SQL Server index refresher

TAB

DBA Julian Fletcher on the key points of good indexing practice in SQL Server

We all know that indexes are good for performance and enforcing uniqueness. Obviously there’s a lot more to them than that. Here are a few key points to refresh the old grey matter (which is apparently pink in a living human being).

1. A table can have up to one clustered index

  • This can be on any column or set of columns – these can be nullable and don’t even have to contain unique values.
    • However, a clustered index can be defined as unique if you want.
    • Clustered indexes get a uniquifier added for any rows with key values that duplicate an existing row.
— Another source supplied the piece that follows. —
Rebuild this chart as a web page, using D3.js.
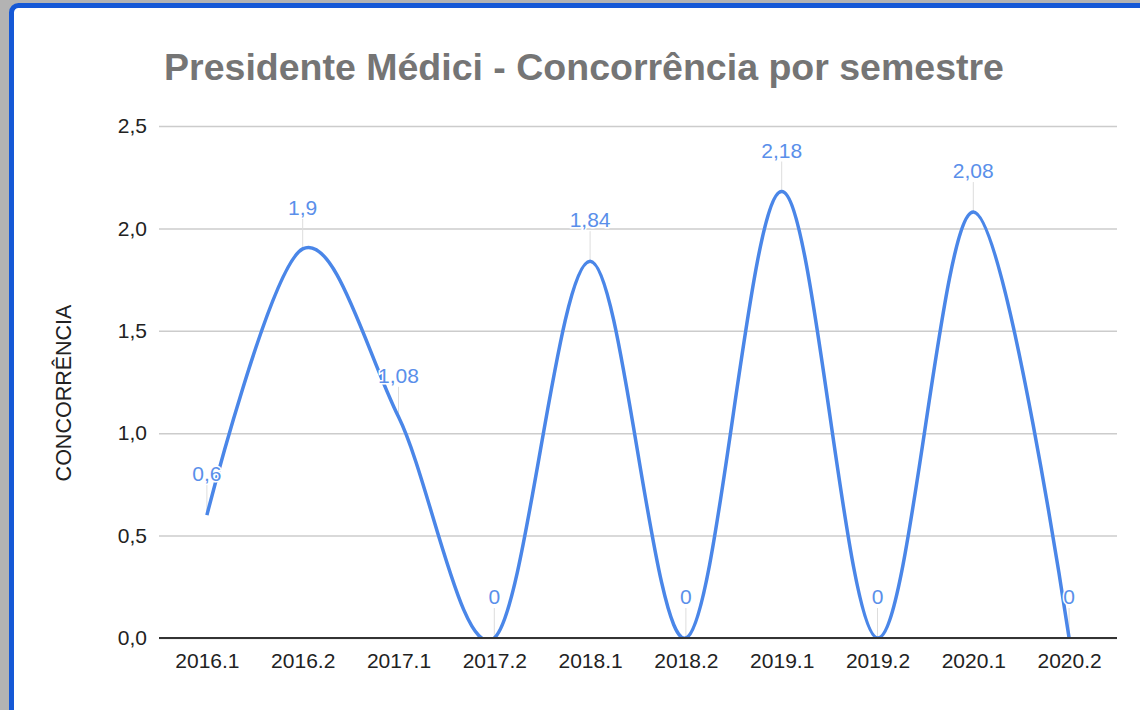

This is just an ascending integer.
  • A clustered index (if there is one) effectively is the table and the table’s data is stored in the order of the clustered index.
    • That’s why there can only be one clustered index per table.
    • This also means that the clustered index should be made on columns that increase with each new row (such as the table’s identity column, if it has one) – otherwise, SQL may have to do a lot of reordering when new rows are added. (So don’t use a GUID or a SPID!)
  • A table without a clustered index is referred to as a heap.
    • The data in a heap is usually stored in the order it’s added – probably randomly (although SQL might decide to move it around at any later point).

2. A table may have any number of non-clustered indexes

  • These can be unique or non-unique.
  • They are separate from the table’s data but reference it.
  • They always contain a row locator back to the base table.
    • If the table has a clustered index, this is used; this means that a non-clustered index never needs to include any of the columns in the clustered index as they are already part of the index (although hidden by SQL).
    • If the table is a heap (that is, it doesn’t have a clustered index), a physical row identifier (RID) is used.

3. Additional columns may be included on a non-clustered index

  • This means that SQL might be able to avoid doing a (costly) key lookup when executing queries.
  • They can be added to unique or non-unique indexes. (They can’t be added to a clustered index because there would be no point in doing so.)

4. A table may also have up to one primary key

  • This can be defined on one or more columns, none of which may be nullable.
  • The values in the column(s) must be unique.
  • It may be clustered (assuming the table doesn’t already have a clustered index) – in fact, SSMS will automatically create a clustered index when making a primary key if one doesn’t already exist.
    • However, it doesn’t have to be clustered.

5. Non-clustered indexes may be filtered

  • This limits the rows included in the index.
  • Filters can be applied to unique or non-unique indexes.
  • They obviously can’t be added to a clustered index nor a table’s primary key (even if it’s not clustered).

6. Tables may be linked by foreign keys

  • You can establish a foreign key from one table (the foreign key table) to another (the primary key table).
  • Each foreign key can link one or more columns.
  • However, the column(s) must be unique in the primary key table via either a primary key or a unique index on that table.

7. Tables may also have up to one identity column

  • It has to be an integer-type column.

8. A covering index is one that includes all the columns referenced by a specific SQL statement

  • If there is one, SQL will use it instead of having to perform a (potentially costly) lookup to the clustered index.

Bringing it all together

This is by no means the only way of doing things, but in ContrOCC the majority of our tables conform to the following design:

  • a table to hold information about things is called T_Thing (or TRef_Thing or even TRefSys_Thing, depending on what type of thing a Thing is and whether OCC or the customer ‘owns’ it)
  • the table will have a ThingID column which is as follows:
    • an identity column (unless it’s a TRefSys table, in which case OCC must be able to control the values in the column)
    • the table’s primary key
    • clustered

These together mean that there’s always a suitable column for making foreign keys between tables.

It will usually also have a Thing column, which is a textual description of what the Thing is, and a Deleted column.